Que o texto inaugural desta coluna se assemelhe a uma carta de princípios. A tarefa à qual nós vamos nos debruçar aqui, daqui para a frente, será desvendar o que está por trás dos principais movimentos e fatos políticos, e das ações e estratégias que os tornaram possíveis. E a experiência da história brasileira vai nos jogar na cara o seguinte: será inevitável que, nesse exercício, nós fiquemos quase sempre com a estranha sensação de que o picolé derreteu e que ficamos chupando apenas o palito. Ou seja: de que alguma coisa sempre acontece no final que frustra as nossas melhores expectativas.

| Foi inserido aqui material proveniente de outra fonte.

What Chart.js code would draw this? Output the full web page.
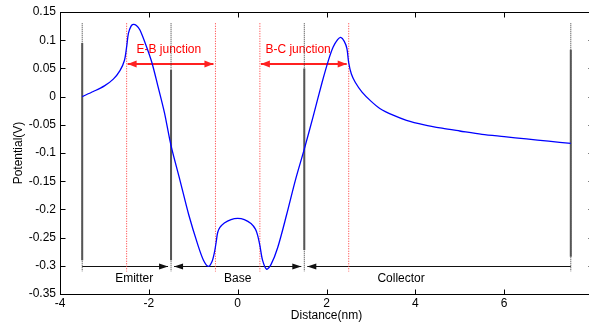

Se há um episódio subestimado da história do Brasil, é a Batalha de Itararé. A “batalha que não houve” só mereceu a atenção daquele que talvez tenha sido o nosso maior humorista, Aparício Torelly, que adotou a designação de Barão de Itararé, entendendo o quanto aquilo representava na nossa sina brasileira.
Voltemos a 1929. A República Velha adotava a “política do café com leite”, uma divisão do poder entre São Paulo e Minas Gerais, naquele momento fortemente contestada. Para suceder o presidente Washington Luís, lançou-se o nome de Júlio Prestes. As eleições aconteceram num clima agitado, com suspeitas de fraude. A confusão aumentou quando João Pessoa foi assassinado na Paraíba. Em paralelo, os preços do café caíam, como reflexo do crack da Bolsa de Nova York, enfraquecendo o braço econômico do grupo no poder. Rio Grande do Sul, Paraíba e Minas Gerais iniciam um levante. Do Rio Grande do Sul, os revoltosos marchariam rumo ao Rio de Janeiro. De acordo com o governo, eles não passariam de Itararé. Ali, as tropas governistas estavam preparadas para resistir. A população, aflita, esperava grande derramamento de sangue e esvaziou a cidade. Quando a batalha estava prestes a acontecer, chegou a noticia de que Washington Luís, no Rio, já havia sido deposto. E a batalha, ao final, “não houve”.
Assim, frustrou-se a expectativa da batalha sangrenta. Ainda que a Revolução de 1930 seja o nosso maior momento de inflexão, ainda que a era Vargas tenha marcado as nossas principais mudanças, transformando o Brasil de um país agrícola numa nação industrial, a “batalha que não houve” fica como marca dessa nossa característica. Aqui, ficamos quase sempre no quase: diante do mal inevitável, as forças políticas se recompõem, fazem um novo acerto, e o país segue em frente, da forma que for mais favorável – ou, pelo menos, menos desfavorável – para todo mundo. Não é que as mudanças não aconteçam, mas elas acontecem sempre de uma forma acordada, conciliada. Não violenta – pode ser o lado bom -, mas atenuada sempre – e esse é o lado mau.
A Batalha de Itararé poderia ser, assim, a nossa “data nacional”. E podíamos importar da Itália um herói, “O Leopardo”, do romance clássico de Lampedusa. Vamos ao romance. No final do século XIX, a Itália unifica-se. Os antigos principados vão se tornar um país. “O Leopardo” é um dos velhos nobres da época pré-unificação. Ele tem um sobrinho, de nome Tancredi (não é piada, o nome do personagem é Tancredi mesmo), que se engaja às tropas de Giuseppe Garibaldi, em favor da unificação. “O Leopardo” resolve, então, casar Tancredi com a filha de um burguês que ascende socialmente após a unificação (não, o sobrenome da moça não era Sarney). Ou seja: literalmente, a aliança entre o velho e o novo. Consubstanciada numa frase do “Leopardo” para explicar a união que patrocina: “È preciso que algo mude para que tudo fique como está”.
De volta, então, ao Brasil. A Independência foi proclamada pelo filho do rei português, “antes que um aventureiro” lançasse mão. A República foi proclamada por um general monarquista. O golpe de 1964 foi uma reação conservadora para evitar mudanças. A retomada da democracia se deu numa eleição em que o candidato a vice era o presidente do partido que até então defendia a ditadura militar. Quem quiser seguir, vai encontrar ainda a aliança entre o velho e o novo em cada gabinete de cada andar de cada prédio da Esplanada dos Ministérios. Lula preferiu uma alegoria bíblica para explicar isso, como se fosse a coisa mais natural do mundo.
E assim seguimos. Algo mudando para que tudo fique como está. Eis, então, a carta de princípios desta coluna: nossa tarefa será sempre procurar identificar as “Batalhas de Itararé” e os “Leopardos” das nossas vidas. Vamos a eles.